## Written exercise
In the entries below, count every line containing "source". Reply with the number alone.

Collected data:
——

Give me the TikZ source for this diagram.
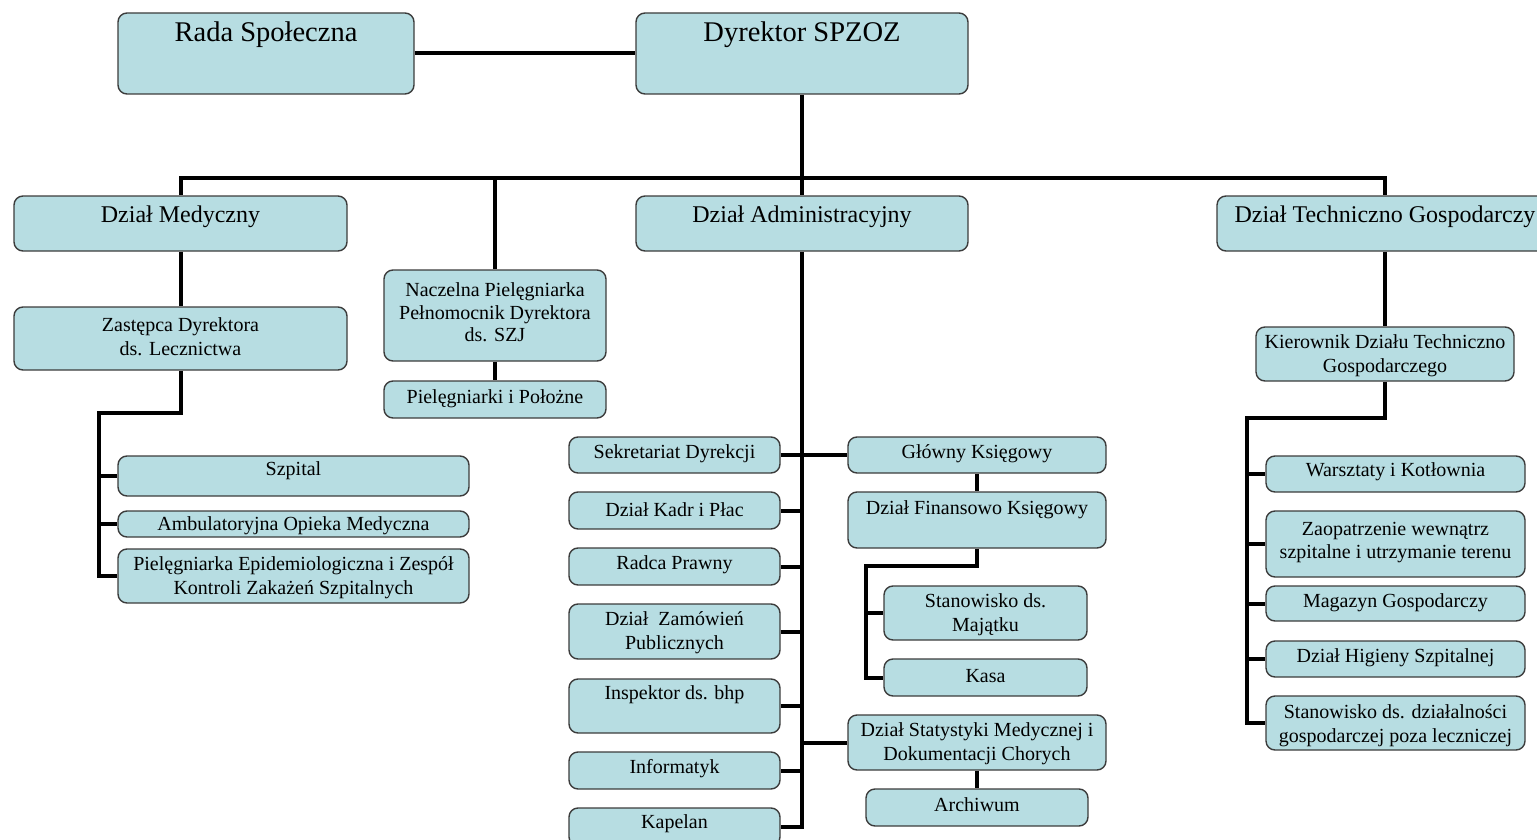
\documentclass[tikz,border=0pt]{standalone}
\usepackage{fontspec}
\setmainfont{Liberation Serif}
\usetikzlibrary{fit}
\definecolor{boxfill}{RGB}{183,221,226}
\definecolor{boxline}{RGB}{60,60,60}
\pgfdeclarelayer{bg}
\pgfsetlayers{bg,main}
\tikzset{
  box/.style={draw=boxline, line width=1.4pt, fill=boxfill, rounded corners=9pt, inner sep=0pt},
  conn/.style={line width=4pt, draw=black},
  big/.style={font=\fontsize{28.5}{32}\selectfont, inner sep=0pt, yshift=-2pt},
  mid/.style={font=\fontsize{24}{28}\selectfont, inner sep=0pt, yshift=-2pt},
  sml/.style={font=\fontsize{20}{23.5}\selectfont, inner sep=0pt, align=center, yshift=-1.5pt},
}
\newcommand{\orgbox}[5]{\node[box, fit={(#2,#3) (#4,#5)}] (#1) {};}
\begin{document}
\begin{tikzpicture}[x=1pt,y=-1pt]
\useasboundingbox (0,0) rectangle (1537,840);
% boxes
\orgbox{rada}{118}{13}{414}{94}
\orgbox{dyr}{636}{13}{968}{94}
\orgbox{med}{14}{196}{347}{251}
\orgbox{adm}{636}{196}{968}{251}
\orgbox{tech}{1217}{196}{1553}{251}
\orgbox{zast}{14}{307}{347}{370}
\orgbox{nacz}{384}{270}{606}{361}
\orgbox{piel}{384}{381}{606}{418}
\orgbox{szp}{118}{456}{469}{496}
\orgbox{amb}{118}{511}{469}{537}
\orgbox{epi}{118}{549}{469}{603}
\orgbox{sek}{569}{437}{780}{473}
\orgbox{kadr}{569}{492}{780}{529}
\orgbox{radca}{569}{548}{780}{585}
\orgbox{zam}{569}{604}{780}{659}
\orgbox{insp}{569}{679}{780}{733}
\orgbox{inf}{569}{752}{780}{789}
\orgbox{kap}{569}{808}{780}{846}
\orgbox{gk}{848}{437}{1106}{473}
\orgbox{dfk}{848}{492}{1106}{548}
\orgbox{maj}{884}{586}{1087}{640}
\orgbox{kasa}{884}{659}{1087}{696}
\orgbox{stat}{848}{715}{1106}{770}
\orgbox{arch}{866}{789}{1088}{826}
\orgbox{kier}{1256}{327}{1514}{381}
\orgbox{warsz}{1266}{456}{1525}{492}
\orgbox{zaop}{1266}{511}{1525}{577}
\orgbox{mag}{1266}{586}{1525}{621}
\orgbox{hig}{1266}{641}{1525}{677}
\orgbox{sdg}{1266}{696}{1525}{750}
% texts
\node[big] (rada-t) at (266,33) {Rada Społeczna};
\node[big] (dyr-t) at (802,33) {Dyrektor SPZOZ};
\node[mid] (med-t) at (180.5,215) {Dział Medyczny};
\node[mid] (adm-t) at (802,215) {Dział Administracyjny};
\node[mid] (tech-t) at (1385,215) {Dział Techniczno Gospodarczy};
\node[sml] (zast-t) at (180.5,335) {Zastępca Dyrektora\\ds. Lecznictwa};
\node[sml, font=\fontsize{20}{22.5}\selectfont] (nacz-t) at (495,311) {Naczelna Pielęgniarka\\Pełnomocnik Dyrektora\\ds. SZJ};
\node[sml] (piel-t) at (495,397) {Pielęgniarki i Położne};
\node[sml] (szp-t) at (293.5,469) {Szpital};
\node[sml] (amb-t) at (293.5,524) {Ambulatoryjna Opieka Medyczna};
\node[sml] (epi-t) at (293.5,576) {Pielęgniarka Epidemiologiczna i Zespół\\Kontroli Zakażeń Szpitalnych};
\node[sml] (sek-t) at (674.5,452) {Sekretariat Dyrekcji};
\node[sml] (kadr-t) at (674.5,508) {Dział Kadr i Płac};
\node[sml] (radca-t) at (674.5,563) {Radca Prawny};
\node[sml] (zam-t) at (674.5,631) {Dział~~Zamówień\\Publicznych};
\node[sml] (insp-t) at (674.5,693) {Inspektor ds. bhp};
\node[sml] (inf-t) at (674.5,767) {Informatyk};
\node[sml] (kap-t) at (674.5,822) {Kapelan};
\node[sml] (gk-t) at (977,452) {Główny Księgowy};
\node[sml] (dfk-t) at (977,508) {Dział Finansowo Księgowy};
\node[sml] (maj-t) at (985.5,613) {Stanowisko ds.\\Majątku};
\node[sml] (kasa-t) at (985.5,675) {Kasa};
\node[sml] (stat-t) at (977,742) {Dział Statystyki Medycznej i\\Dokumentacji Chorych};
\node[sml] (arch-t) at (977,803) {Archiwum};
\node[sml] (kier-t) at (1385,354) {Kierownik Działu Techniczno\\Gospodarczego};
\node[sml] (warsz-t) at (1395.5,470) {Warsztaty i Kotłownia};
\node[sml] (zaop-t) at (1395.5,541) {Zaopatrzenie wewnątrz\\szpitalne i utrzymanie terenu};
\node[sml] (mag-t) at (1395.5,601) {Magazyn Gospodarczy};
\node[sml] (hig-t) at (1395.5,656) {Dział Higieny Szpitalnej};
\node[sml] (sdg-t) at (1395.5,724) {Stanowisko ds. działalności\\gospodarczej poza leczniczej};
% connectors
\coordinate (bus) at (803,178);
\coordinate (mj) at (99,413);
\coordinate (fj) at (866,566);
\coordinate (tj) at (1247,418);
\begin{pgfonlayer}{bg}
\draw[conn] (rada.east) -- (dyr.west);
\draw[conn] (dyr.south) -- (adm.north);
\draw[conn] (med.north) -- (med.north |- bus) -- (tech.north |- bus) -- (tech.north);
\draw[conn] (nacz.north) -- (nacz.north |- bus);
\draw[conn] (med.south) -- (zast.north);
\draw[conn] (zast.south) |- (mj) |- (epi.west);
\draw[conn] (mj |- szp.west) -- (szp.west);
\draw[conn] (mj |- amb.west) -- (amb.west);
\draw[conn] (nacz.south) -- (piel.north);
\draw[conn] (adm.south) -- (adm.south |- kap.east) -- (kap.east);
\foreach \b in {kadr,radca,zam,insp,inf}
  \draw[conn] (\b.east) -- (\b.east -| adm.south);
\draw[conn] (sek.east) -- (gk.west);
\draw[conn] (stat.west) -- (stat.west -| adm.south);
\draw[conn] (gk.south) -- (dfk.north);
\draw[conn] (dfk.south) |- (fj) |- (kasa.west);
\draw[conn] (fj |- maj.west) -- (maj.west);
\draw[conn] (stat.south) -- (arch.north);
\draw[conn] (tech.south) -- (kier.north);
\draw[conn] (kier.south) |- (tj) |- (sdg.west);
\foreach \b in {warsz,zaop,mag,hig}
  \draw[conn] (tj |- \b.west) -- (\b.west);
\end{pgfonlayer}
\end{tikzpicture}
\end{document}
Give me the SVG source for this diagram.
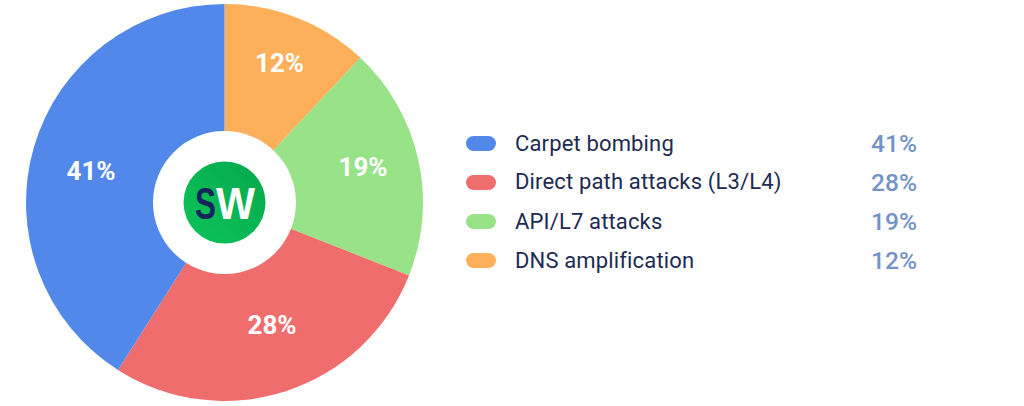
<svg xmlns="http://www.w3.org/2000/svg" width="1024" height="406" viewBox="0 0 1024 406">
<style>
text{font-family:Roboto,"Liberation Sans",sans-serif}
.p{font-size:26px;font-weight:700;fill:#fff;text-anchor:middle}
.l{font-size:22px;fill:#1d2b52;letter-spacing:.15px}
.v{font-size:24.5px;font-weight:500;fill:#7393c8;text-anchor:end}
.m{font-family:"Liberation Sans",sans-serif;font-size:44px;font-weight:700}
</style>
<defs><linearGradient id="g" x1="0" y1="1" x2="1" y2="0"><stop offset="0" stop-color="#0cc45a"/><stop offset="1" stop-color="#06a84c"/></linearGradient></defs>
<rect width="1024" height="406" fill="#fff"/>
<g id="pie">
<path id="slice-orange" d="M224.5 202.500V4A198.500 198.500 0 0 1 360.400 57.800Z" fill="#fdaf5a"/>
<path id="slice-green" d="M224.500 202.500L360.400 57.800A198.500 198.500 0 0 1 409 275.500Z" fill="#98e288"/>
<path id="slice-red" d="M224.500 202.500L409 275.500A198.500 198.500 0 0 1 118 370Z" fill="#ef6e6d"/>
<path id="slice-blue" d="M224.500 202.500L118 370A198.500 198.500 0 0 1 224.500 4Z" fill="#5388eb"/>
<text class="p" x="279.500" y="71.500">12%</text>
<text class="p" x="363" y="175.500">19%</text>
<text class="p" x="272" y="333.500">28%</text>
<text class="p" x="91" y="179.500">41%</text>
</g>
<g id="logo">
<circle cx="224.500" cy="202.500" r="71.500" fill="#fff"/>
<circle cx="224.500" cy="202.500" r="41" fill="url(#g)"/>
<text class="m" x="195" y="219" fill="#14245a" textLength="21" lengthAdjust="spacingAndGlyphs">S</text>
<text class="m" x="216" y="219" fill="#fff" textLength="39" lengthAdjust="spacingAndGlyphs">W</text>
</g>
<g id="legend-1"><rect x="466" y="136" width="30" height="15" rx="7.500" fill="#5388eb"/><text class="l" x="515" y="150.500">Carpet bombing</text><text class="v" x="917" y="152">41%</text></g>
<g id="legend-2"><rect x="466" y="175" width="30" height="15" rx="7.500" fill="#ef6e6d"/><text class="l" x="515" y="189">Direct path attacks (L3/L4)</text><text class="v" x="917" y="191">28%</text></g>
<g id="legend-3"><rect x="466" y="214" width="30" height="15" rx="7.500" fill="#98e288"/><text class="l" x="515" y="228.500">API/L7 attacks</text><text class="v" x="917" y="230">19%</text></g>
<g id="legend-4"><rect x="466" y="253" width="30" height="15" rx="7.500" fill="#fdaf5a"/><text class="l" x="515" y="267.500">DNS amplification</text><text class="v" x="917" y="269">12%</text></g>
</svg>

——

## Output of the exercise
2